Diga lo que diga, serán los demás los que decidan qué significan mis palabras. Mi opinión toma partido sin que yo lo tome. No hay palabra que no hayamos pervertido hasta convertirla en su contrario, en otra cosa. Hemos retorcido las palabras hasta dejarnos sin palabras, hasta hacer que las palabras nos traicionen y nos hagan despreciables. La democracia es violenta, y la violencia, democrática; la paz es otra vez el nombre de la guerra; la verdad es mentira, y la mentira, verdadera. Ya no tenemos palabras para identificarnos, para expresarnos, porque ya todas están dichas y marcadas con el veneno del odio y la venganza. Ya no puedo decir lo que pienso, porque todos entenderán otra cosa. Ya no hay razones, sino causas, pero ya no quedan abogados, sólo fiscales. Hemos perdido el juicio antes de celebrarlo, porque ya no hay juicio, todo está ya decidido y visto para sentencia. No importa donde vayas, en todos los lugares encontrarás una cárcel. Ya no es posible la poesía, la conversación, el humor. Todo comentario es una crítica; toda crítica, una provocación; y, ante la provocación, reacción. Justicia de la venganza familiar, ojo por ojo hasta que no queden ojos. Quisiéramos hablar, pero siento que ya ninguna palabra es posible, tampoco el silencio. Hemos realizado el sueño del control total: todo lo que digas será utilizado en tu contra.

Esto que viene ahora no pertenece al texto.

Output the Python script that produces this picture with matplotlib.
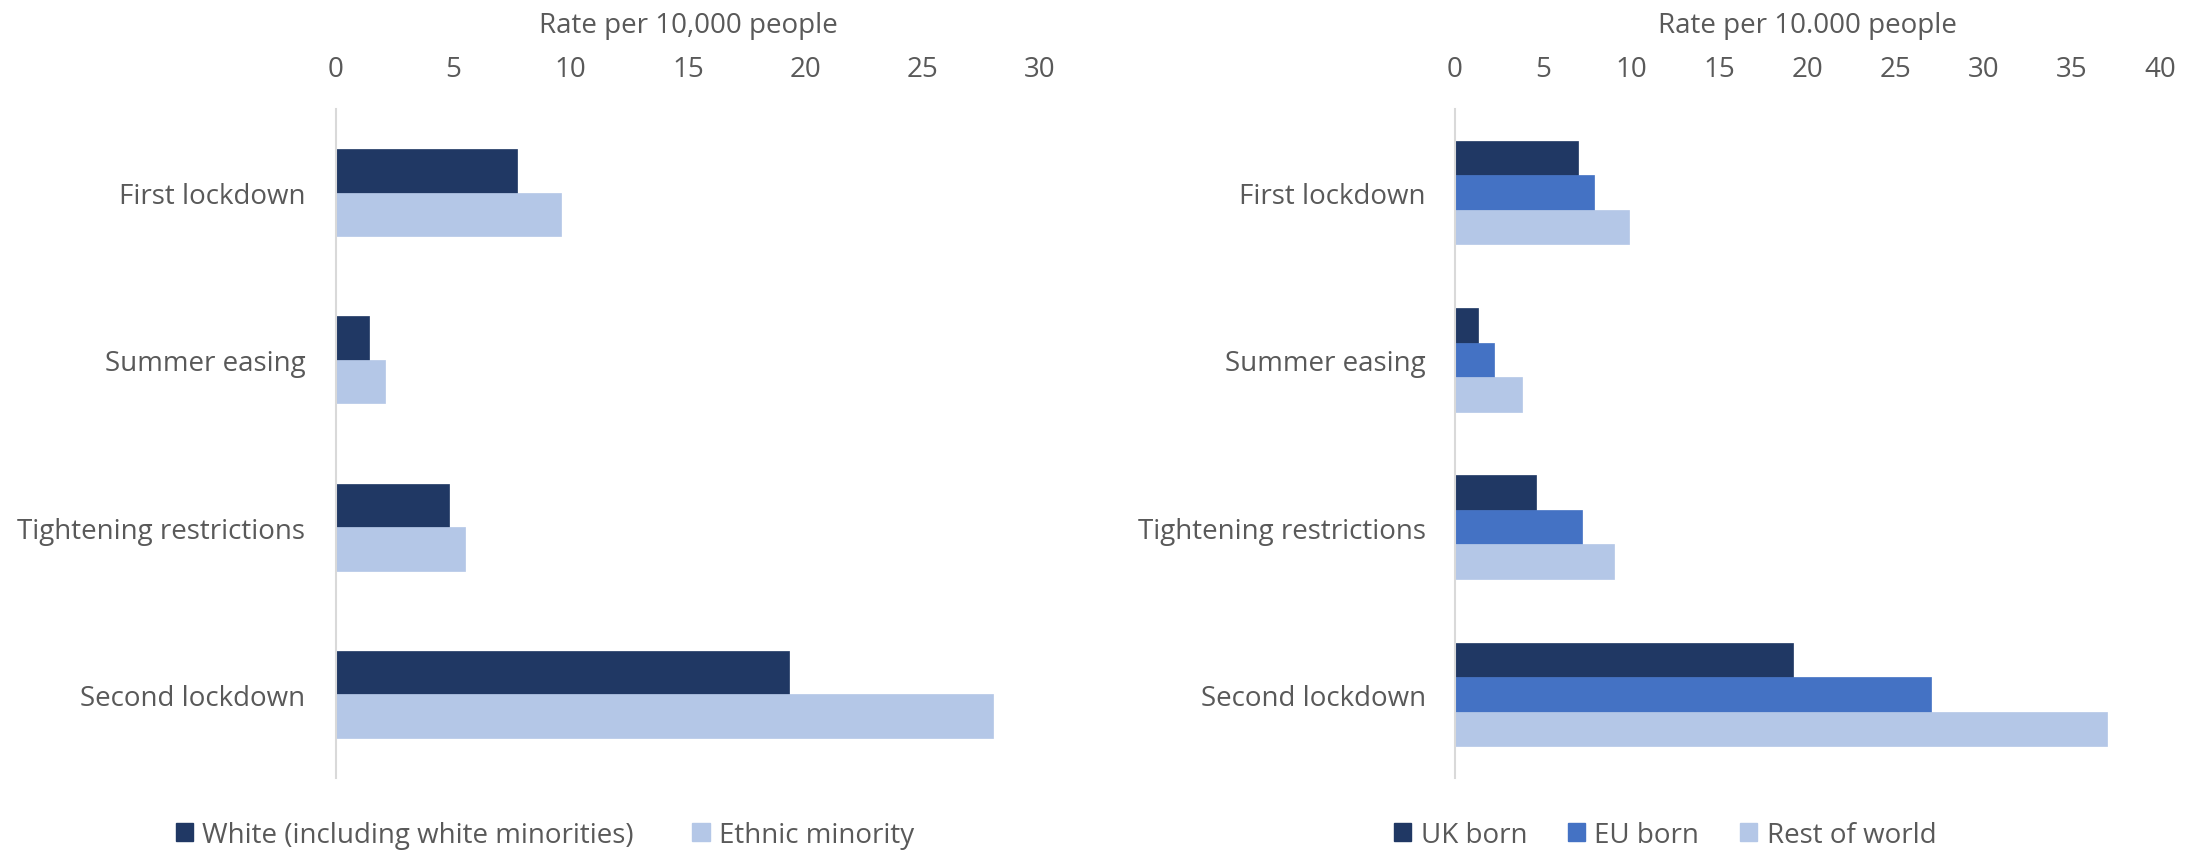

viernes, 4 de octubre de 2019

El sujeto de la cultura

Para sostenerse, la cultura inmaterial requiere ser encarnada en los objetos y las personas, en las acciones y las palabras. Nadie pronuncia en su vida todas las palabras de la lengua, nadie realiza todas las prácticas de su cultura. No hace falta, somos muchos. Basta con que cada uno realice determinadas pequeñas parcelas de la vida en común, para que cada una de estas parcelas contribuya a sostener el complejo entramado de la totalidad cultural. Todos a la vez en un presente global que no cesa. Cada persona debe hacer por sí muy poco, pequeños esfuerzos a su alcance. Como cualquiera de los restantes objetos de nuestro mundo simbólico, sólo invoca una palabra, o apenas unas pocas, y participa sólo en una o en unas pocas prácticas, incluso con aportaciones mínimas y sencillas. Así, la cultura, depósito invisible de supuestos y voces mudas, se conserva mientras, y sólo mientras, se realiza, mientras se deposita aquí y allá, en los innumerables aquí y allá, estos y aquellos, de nuestro mundo compartido. Lo que no se repite se olvida, sea en las prácticas o en las ideas.

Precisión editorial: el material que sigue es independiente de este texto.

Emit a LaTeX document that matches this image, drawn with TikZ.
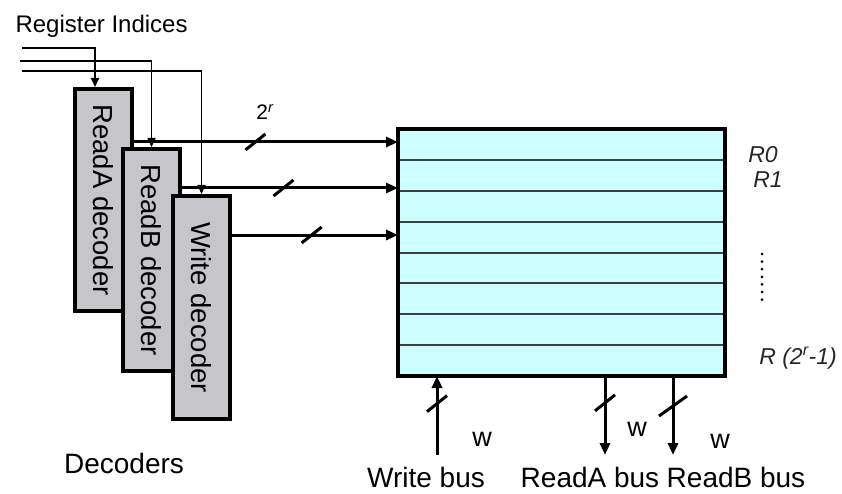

Del mismo modo, basta con que uno piense y comunique una nueva idea, para que la cultura compartida la haya pensado, y así estar disponible para que todos y cada uno podamos pensarla también. En el extremo fantasioso de la cultura como pensamiento, basta con que la posibilidad de llegar a pensar la nueva idea exista, para que el sujeto lógico de la cultura ya la haya pensado, y así, es el concepto el que piensa y dice, sin esperar persona que realice lo que ya estaba predicho en él. En la fantasía borgiana de un metafísico universo poblado de entidades lógicas, las ideas dialogan entre sí, y se bifurcan en posibilidades infinitas, incluso en la asombrosa posibilidad de que el concepto se piense a sí mismo, se ensimisme y se anule, y ya sepa desde siempre cómo termina todo.